= AIM =
Please return exactly the run of lines that begins with the line containing "Emit a web page" and ends with the line containing "const captivityMr = [0,1,0,25,0,100,0,20,22,20,21,11,3,9,35,50];", pictures excluded.

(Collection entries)

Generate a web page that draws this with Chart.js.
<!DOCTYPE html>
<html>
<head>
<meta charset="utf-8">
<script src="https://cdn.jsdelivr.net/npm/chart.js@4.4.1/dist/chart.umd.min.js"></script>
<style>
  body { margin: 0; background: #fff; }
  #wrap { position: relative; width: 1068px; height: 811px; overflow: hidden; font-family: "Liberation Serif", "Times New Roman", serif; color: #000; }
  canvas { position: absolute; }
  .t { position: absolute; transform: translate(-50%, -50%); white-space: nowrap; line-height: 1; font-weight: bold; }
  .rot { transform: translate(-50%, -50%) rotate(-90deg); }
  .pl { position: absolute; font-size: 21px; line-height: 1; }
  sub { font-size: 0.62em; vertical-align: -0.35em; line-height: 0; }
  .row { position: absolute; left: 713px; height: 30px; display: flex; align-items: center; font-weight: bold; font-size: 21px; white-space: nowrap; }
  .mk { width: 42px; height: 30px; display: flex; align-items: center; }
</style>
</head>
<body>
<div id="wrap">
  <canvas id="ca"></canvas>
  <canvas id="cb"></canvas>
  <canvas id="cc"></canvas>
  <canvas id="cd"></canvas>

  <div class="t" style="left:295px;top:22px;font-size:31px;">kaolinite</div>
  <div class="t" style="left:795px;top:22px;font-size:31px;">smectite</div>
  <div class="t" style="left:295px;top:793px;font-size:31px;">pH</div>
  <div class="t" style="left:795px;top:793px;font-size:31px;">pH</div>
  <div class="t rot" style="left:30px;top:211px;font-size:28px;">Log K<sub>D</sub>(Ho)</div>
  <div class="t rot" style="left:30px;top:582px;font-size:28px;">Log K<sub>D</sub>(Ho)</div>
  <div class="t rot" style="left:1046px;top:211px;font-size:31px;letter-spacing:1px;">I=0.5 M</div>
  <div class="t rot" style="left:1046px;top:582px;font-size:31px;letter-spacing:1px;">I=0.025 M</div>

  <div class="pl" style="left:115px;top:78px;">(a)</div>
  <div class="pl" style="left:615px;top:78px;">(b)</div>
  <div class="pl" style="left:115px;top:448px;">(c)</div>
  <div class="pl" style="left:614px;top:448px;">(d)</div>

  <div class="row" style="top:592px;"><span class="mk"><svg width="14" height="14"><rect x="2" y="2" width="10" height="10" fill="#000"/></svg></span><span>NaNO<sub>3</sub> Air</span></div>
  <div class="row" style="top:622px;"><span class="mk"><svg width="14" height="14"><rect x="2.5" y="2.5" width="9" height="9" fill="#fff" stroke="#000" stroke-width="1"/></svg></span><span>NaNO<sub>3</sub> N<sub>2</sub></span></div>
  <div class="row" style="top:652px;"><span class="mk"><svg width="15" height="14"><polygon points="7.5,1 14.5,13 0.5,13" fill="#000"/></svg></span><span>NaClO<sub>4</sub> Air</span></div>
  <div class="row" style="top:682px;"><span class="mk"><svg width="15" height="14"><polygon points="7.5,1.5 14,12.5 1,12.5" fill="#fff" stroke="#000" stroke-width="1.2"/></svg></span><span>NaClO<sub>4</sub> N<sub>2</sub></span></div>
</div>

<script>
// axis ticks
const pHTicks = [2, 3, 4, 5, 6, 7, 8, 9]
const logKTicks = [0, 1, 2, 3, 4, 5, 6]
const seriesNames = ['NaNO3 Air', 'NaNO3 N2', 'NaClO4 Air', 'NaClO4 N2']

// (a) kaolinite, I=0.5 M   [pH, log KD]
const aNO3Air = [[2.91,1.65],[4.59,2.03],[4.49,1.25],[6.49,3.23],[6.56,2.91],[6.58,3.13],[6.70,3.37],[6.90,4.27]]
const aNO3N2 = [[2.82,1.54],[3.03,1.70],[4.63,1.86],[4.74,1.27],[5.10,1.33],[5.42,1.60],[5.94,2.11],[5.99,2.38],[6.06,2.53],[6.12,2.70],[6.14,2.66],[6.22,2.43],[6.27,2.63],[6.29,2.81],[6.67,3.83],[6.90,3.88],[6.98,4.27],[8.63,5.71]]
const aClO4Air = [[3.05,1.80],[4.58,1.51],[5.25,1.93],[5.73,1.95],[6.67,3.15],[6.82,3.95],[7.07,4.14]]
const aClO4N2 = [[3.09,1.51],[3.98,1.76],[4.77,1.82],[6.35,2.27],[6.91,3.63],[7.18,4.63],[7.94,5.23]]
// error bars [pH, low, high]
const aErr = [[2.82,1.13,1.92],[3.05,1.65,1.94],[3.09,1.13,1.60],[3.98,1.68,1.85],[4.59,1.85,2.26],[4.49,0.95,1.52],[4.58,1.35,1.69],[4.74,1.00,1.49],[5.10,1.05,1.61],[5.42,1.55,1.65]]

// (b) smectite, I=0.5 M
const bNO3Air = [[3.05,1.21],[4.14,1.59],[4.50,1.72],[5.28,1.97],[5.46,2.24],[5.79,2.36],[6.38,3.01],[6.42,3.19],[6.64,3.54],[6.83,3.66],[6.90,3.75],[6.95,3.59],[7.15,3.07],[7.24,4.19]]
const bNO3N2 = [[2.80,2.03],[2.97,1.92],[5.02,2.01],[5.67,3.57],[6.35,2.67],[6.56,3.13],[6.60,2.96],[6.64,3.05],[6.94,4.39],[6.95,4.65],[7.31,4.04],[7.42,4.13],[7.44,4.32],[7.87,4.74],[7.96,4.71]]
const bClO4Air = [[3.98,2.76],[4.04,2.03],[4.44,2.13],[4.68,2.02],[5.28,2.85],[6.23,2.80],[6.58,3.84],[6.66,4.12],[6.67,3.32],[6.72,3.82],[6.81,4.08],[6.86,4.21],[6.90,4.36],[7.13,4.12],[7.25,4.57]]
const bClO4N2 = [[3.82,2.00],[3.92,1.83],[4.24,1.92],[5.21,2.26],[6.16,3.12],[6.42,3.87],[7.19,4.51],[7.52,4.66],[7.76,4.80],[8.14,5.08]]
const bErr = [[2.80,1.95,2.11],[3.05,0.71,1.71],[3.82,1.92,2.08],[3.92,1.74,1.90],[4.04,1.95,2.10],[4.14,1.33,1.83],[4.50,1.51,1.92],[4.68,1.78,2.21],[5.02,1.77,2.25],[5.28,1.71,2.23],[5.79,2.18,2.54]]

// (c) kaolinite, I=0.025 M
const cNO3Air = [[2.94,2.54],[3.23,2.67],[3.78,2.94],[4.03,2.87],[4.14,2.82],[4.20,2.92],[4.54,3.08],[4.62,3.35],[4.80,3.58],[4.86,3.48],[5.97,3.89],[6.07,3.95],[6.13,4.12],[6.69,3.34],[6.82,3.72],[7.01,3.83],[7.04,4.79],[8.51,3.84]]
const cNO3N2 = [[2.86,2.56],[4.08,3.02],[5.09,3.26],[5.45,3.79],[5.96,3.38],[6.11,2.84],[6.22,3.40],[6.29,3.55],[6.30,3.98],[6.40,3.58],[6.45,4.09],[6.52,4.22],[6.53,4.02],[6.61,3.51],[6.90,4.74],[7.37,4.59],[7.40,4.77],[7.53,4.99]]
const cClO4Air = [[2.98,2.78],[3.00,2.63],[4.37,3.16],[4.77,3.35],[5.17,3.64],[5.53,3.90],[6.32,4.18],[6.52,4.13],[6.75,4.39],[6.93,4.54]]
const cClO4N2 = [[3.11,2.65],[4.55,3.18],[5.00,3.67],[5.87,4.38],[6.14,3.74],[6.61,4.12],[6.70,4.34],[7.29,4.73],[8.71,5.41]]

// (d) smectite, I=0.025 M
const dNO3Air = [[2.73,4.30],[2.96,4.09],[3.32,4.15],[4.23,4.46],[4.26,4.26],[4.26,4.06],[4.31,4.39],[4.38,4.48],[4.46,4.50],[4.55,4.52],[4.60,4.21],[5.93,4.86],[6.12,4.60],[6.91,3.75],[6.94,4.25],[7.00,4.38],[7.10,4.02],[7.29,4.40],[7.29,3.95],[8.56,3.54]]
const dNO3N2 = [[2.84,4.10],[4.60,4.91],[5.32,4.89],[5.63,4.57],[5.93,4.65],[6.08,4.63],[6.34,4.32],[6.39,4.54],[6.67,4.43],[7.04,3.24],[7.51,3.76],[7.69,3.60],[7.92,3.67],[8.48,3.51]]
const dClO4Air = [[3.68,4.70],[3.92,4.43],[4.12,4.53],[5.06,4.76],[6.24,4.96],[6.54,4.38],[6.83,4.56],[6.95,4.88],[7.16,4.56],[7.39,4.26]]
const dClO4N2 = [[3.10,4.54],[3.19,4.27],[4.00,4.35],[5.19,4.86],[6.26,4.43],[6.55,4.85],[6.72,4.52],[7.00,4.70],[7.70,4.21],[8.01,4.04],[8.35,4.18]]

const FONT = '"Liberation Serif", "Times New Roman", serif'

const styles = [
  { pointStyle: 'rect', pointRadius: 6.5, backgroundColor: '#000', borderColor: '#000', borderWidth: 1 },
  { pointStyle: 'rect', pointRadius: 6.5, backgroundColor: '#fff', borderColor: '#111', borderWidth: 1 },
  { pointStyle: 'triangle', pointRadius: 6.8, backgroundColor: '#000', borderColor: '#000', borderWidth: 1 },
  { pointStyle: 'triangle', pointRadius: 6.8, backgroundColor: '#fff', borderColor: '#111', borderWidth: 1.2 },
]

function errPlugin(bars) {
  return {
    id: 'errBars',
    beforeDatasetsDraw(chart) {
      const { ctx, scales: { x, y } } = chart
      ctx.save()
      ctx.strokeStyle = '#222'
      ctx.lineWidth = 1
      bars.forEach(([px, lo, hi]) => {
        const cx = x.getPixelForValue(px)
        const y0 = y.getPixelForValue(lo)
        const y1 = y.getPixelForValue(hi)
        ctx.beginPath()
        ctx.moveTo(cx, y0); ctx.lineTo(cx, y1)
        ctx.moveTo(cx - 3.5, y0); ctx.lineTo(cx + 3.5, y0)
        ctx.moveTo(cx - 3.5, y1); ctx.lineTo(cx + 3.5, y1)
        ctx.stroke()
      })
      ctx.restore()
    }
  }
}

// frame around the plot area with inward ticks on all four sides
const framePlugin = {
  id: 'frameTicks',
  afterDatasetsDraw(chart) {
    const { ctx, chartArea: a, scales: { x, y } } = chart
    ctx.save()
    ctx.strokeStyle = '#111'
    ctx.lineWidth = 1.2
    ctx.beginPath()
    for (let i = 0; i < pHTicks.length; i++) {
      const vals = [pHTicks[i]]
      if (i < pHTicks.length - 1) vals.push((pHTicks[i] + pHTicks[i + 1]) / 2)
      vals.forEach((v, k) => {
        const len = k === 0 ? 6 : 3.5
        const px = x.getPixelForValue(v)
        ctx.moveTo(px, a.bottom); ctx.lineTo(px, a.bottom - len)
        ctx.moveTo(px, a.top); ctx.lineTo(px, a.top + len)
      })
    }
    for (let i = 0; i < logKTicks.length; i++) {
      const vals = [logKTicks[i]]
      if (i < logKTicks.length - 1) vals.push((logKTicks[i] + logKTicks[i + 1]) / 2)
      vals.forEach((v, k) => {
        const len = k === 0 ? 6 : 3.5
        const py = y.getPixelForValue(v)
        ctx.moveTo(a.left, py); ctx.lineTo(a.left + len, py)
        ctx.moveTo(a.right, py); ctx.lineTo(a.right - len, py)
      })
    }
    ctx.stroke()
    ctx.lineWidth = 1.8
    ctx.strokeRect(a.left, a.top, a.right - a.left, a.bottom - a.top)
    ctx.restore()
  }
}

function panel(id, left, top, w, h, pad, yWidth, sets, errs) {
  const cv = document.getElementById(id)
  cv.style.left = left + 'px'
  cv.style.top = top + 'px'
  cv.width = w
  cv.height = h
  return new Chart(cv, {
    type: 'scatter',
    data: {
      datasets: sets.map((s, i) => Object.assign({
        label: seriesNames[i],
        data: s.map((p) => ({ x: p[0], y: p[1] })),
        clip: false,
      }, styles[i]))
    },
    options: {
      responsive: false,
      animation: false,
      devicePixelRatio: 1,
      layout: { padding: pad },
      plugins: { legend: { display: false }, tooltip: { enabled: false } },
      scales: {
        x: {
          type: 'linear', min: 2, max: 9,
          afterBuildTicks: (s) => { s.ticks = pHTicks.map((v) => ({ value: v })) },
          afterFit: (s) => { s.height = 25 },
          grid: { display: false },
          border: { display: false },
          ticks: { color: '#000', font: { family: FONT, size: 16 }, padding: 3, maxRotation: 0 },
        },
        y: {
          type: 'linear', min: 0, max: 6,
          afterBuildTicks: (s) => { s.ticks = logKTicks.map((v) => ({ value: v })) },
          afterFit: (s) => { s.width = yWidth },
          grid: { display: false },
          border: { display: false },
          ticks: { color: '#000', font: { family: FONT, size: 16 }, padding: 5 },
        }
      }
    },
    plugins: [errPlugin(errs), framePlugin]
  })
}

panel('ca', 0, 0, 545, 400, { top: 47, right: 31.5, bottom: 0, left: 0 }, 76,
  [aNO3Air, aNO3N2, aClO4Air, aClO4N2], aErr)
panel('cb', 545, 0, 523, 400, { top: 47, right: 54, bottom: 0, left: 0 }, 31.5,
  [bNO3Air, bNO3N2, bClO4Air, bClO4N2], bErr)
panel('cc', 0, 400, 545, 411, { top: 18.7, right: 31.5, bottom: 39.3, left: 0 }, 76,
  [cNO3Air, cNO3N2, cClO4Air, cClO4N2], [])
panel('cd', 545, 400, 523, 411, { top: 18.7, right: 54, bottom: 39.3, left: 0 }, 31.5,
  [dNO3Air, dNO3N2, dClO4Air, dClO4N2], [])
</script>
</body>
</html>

---

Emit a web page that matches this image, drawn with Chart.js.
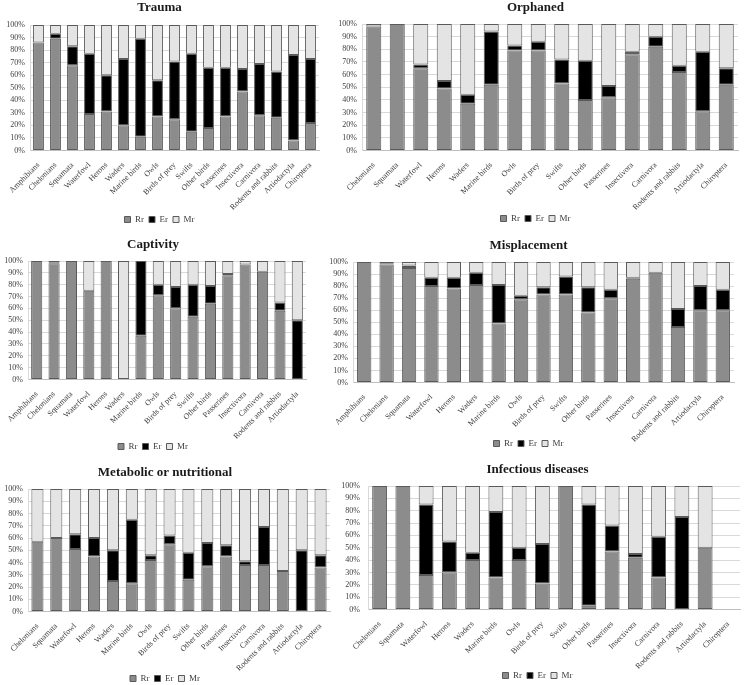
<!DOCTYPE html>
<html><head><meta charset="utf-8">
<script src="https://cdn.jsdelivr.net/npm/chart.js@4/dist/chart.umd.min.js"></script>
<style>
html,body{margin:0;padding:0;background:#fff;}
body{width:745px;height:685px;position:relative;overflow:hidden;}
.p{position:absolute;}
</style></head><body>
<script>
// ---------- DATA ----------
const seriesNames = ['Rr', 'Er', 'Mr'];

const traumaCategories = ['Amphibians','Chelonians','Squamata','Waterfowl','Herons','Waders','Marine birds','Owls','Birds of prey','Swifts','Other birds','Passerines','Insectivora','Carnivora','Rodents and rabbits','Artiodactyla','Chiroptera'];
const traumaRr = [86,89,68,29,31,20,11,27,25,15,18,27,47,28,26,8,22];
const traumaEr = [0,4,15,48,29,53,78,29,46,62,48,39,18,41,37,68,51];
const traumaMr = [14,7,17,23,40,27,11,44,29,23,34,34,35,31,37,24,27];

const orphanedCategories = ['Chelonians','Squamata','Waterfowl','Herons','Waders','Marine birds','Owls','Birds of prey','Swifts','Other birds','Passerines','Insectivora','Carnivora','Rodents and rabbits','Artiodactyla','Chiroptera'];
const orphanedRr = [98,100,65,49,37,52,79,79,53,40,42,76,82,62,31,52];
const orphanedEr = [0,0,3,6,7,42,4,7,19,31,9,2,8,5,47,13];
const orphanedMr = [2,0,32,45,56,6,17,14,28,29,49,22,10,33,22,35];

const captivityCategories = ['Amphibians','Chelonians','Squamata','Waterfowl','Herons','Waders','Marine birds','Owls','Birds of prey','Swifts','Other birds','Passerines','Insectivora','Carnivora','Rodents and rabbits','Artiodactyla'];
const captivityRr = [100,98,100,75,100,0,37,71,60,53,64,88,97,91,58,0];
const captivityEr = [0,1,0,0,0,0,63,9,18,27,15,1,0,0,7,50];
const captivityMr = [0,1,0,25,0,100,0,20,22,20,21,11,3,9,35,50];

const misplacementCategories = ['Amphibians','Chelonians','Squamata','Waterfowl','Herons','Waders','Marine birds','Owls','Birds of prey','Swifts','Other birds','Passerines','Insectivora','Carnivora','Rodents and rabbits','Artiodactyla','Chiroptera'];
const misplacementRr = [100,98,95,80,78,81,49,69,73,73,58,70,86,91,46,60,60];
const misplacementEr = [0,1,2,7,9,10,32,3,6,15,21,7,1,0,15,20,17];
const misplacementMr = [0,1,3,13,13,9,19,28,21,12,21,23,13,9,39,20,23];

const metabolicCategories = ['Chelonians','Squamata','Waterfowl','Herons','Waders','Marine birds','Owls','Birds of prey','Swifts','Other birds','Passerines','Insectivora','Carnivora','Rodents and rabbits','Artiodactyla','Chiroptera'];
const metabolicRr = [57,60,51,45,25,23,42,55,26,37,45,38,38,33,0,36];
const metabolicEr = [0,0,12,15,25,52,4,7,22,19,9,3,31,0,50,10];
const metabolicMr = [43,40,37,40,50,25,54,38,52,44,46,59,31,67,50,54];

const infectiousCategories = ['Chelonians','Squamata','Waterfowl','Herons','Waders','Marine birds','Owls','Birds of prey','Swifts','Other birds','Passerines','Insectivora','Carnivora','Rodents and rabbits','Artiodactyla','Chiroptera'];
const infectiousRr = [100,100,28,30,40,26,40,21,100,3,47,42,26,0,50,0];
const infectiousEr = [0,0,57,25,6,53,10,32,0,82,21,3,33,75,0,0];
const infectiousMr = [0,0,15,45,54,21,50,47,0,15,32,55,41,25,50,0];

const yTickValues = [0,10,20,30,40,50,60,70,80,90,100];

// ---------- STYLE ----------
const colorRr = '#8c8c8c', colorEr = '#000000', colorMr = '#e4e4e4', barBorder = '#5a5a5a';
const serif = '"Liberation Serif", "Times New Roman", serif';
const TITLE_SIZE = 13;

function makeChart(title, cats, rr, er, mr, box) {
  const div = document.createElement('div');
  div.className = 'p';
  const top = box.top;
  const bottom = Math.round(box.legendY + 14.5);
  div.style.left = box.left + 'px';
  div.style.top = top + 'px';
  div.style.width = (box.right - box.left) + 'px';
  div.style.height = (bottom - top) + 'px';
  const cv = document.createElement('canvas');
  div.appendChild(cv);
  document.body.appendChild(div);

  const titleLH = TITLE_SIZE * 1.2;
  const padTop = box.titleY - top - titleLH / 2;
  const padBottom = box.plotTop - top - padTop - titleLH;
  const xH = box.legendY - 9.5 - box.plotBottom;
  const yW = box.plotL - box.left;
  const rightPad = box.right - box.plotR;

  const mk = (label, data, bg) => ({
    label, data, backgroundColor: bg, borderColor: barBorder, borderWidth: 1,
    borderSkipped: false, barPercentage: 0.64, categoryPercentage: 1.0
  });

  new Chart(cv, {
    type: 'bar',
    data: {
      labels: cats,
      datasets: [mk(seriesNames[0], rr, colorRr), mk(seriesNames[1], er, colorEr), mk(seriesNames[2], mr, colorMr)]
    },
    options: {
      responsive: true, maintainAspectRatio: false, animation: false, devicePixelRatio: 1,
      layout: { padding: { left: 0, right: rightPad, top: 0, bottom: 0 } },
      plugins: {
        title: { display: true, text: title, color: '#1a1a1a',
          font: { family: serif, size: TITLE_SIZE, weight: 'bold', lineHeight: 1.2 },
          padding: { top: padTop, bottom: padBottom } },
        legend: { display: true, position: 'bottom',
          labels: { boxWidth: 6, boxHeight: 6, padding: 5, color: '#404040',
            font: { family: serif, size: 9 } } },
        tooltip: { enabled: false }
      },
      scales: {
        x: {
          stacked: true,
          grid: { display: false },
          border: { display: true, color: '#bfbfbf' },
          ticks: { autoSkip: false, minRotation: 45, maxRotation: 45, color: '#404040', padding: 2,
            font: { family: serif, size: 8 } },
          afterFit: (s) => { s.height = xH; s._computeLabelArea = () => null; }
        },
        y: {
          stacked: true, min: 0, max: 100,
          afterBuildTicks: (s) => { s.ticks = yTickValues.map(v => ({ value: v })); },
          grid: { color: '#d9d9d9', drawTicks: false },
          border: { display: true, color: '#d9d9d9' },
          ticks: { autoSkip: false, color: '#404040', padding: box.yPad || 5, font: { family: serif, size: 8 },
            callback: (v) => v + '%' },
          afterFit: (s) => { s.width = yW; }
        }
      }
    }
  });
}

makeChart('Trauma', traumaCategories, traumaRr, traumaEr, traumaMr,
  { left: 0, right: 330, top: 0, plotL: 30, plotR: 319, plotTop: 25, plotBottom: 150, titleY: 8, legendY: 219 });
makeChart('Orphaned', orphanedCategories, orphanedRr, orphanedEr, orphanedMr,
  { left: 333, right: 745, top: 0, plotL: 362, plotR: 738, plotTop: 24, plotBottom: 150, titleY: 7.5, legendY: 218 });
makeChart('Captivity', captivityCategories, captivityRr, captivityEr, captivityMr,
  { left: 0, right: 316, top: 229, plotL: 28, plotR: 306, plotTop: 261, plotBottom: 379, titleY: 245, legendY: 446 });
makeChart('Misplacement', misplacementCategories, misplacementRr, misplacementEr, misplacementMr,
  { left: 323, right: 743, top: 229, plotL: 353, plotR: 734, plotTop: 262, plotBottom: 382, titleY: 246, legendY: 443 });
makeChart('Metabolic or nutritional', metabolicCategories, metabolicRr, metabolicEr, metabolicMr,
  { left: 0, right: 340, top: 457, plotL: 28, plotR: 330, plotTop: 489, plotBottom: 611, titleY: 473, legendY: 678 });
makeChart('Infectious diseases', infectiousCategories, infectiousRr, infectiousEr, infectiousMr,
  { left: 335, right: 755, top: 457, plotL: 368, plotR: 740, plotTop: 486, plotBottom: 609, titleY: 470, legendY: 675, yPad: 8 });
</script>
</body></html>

---

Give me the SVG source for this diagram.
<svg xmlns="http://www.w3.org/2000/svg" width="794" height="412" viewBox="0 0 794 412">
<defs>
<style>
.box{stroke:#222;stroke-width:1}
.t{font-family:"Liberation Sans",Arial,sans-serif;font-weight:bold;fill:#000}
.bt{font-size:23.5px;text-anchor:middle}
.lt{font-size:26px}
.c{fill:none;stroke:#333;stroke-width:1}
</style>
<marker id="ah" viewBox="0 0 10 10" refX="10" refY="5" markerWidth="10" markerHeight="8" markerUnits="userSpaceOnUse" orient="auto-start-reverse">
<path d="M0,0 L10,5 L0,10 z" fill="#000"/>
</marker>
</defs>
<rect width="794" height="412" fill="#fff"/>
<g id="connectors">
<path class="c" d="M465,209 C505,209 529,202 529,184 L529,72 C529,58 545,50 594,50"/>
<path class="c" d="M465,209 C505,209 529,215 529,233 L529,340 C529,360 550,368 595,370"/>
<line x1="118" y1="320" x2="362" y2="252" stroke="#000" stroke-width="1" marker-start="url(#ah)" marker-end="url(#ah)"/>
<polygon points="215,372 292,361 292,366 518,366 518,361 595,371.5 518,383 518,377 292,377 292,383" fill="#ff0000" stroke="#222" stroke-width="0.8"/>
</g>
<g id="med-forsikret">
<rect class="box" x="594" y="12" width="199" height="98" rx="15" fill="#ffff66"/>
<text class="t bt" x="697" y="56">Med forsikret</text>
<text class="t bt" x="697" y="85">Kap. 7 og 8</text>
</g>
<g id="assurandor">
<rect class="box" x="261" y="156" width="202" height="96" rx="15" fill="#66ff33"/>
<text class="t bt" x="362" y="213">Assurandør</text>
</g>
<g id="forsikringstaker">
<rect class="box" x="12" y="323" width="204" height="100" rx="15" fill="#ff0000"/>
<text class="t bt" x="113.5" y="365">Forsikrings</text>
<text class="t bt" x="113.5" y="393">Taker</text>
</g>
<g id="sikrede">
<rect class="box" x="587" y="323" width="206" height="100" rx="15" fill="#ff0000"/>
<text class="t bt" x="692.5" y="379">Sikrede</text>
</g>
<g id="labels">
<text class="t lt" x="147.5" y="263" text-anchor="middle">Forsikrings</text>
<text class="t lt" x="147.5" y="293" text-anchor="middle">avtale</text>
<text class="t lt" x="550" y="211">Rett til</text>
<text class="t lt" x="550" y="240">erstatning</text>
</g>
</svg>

= WRITTEN RESPONSE =
Emit a web page that matches this image, drawn with Chart.js.
<!DOCTYPE html>
<html><head><meta charset="utf-8">
<script src="https://cdn.jsdelivr.net/npm/chart.js@4/dist/chart.umd.min.js"></script>
<style>
html,body{margin:0;padding:0;background:#fff;}
body{width:745px;height:685px;position:relative;overflow:hidden;}
.p{position:absolute;}
</style></head><body>
<script>
// ---------- DATA ----------
const seriesNames = ['Rr', 'Er', 'Mr'];

const traumaCategories = ['Amphibians','Chelonians','Squamata','Waterfowl','Herons','Waders','Marine birds','Owls','Birds of prey','Swifts','Other birds','Passerines','Insectivora','Carnivora','Rodents and rabbits','Artiodactyla','Chiroptera'];
const traumaRr = [86,89,68,29,31,20,11,27,25,15,18,27,47,28,26,8,22];
const traumaEr = [0,4,15,48,29,53,78,29,46,62,48,39,18,41,37,68,51];
const traumaMr = [14,7,17,23,40,27,11,44,29,23,34,34,35,31,37,24,27];

const orphanedCategories = ['Chelonians','Squamata','Waterfowl','Herons','Waders','Marine birds','Owls','Birds of prey','Swifts','Other birds','Passerines','Insectivora','Carnivora','Rodents and rabbits','Artiodactyla','Chiroptera'];
const orphanedRr = [98,100,65,49,37,52,79,79,53,40,42,76,82,62,31,52];
const orphanedEr = [0,0,3,6,7,42,4,7,19,31,9,2,8,5,47,13];
const orphanedMr = [2,0,32,45,56,6,17,14,28,29,49,22,10,33,22,35];

const captivityCategories = ['Amphibians','Chelonians','Squamata','Waterfowl','Herons','Waders','Marine birds','Owls','Birds of prey','Swifts','Other birds','Passerines','Insectivora','Carnivora','Rodents and rabbits','Artiodactyla'];
const captivityRr = [100,98,100,75,100,0,37,71,60,53,64,88,97,91,58,0];
const captivityEr = [0,1,0,0,0,0,63,9,18,27,15,1,0,0,7,50];
const captivityMr = [0,1,0,25,0,100,0,20,22,20,21,11,3,9,35,50];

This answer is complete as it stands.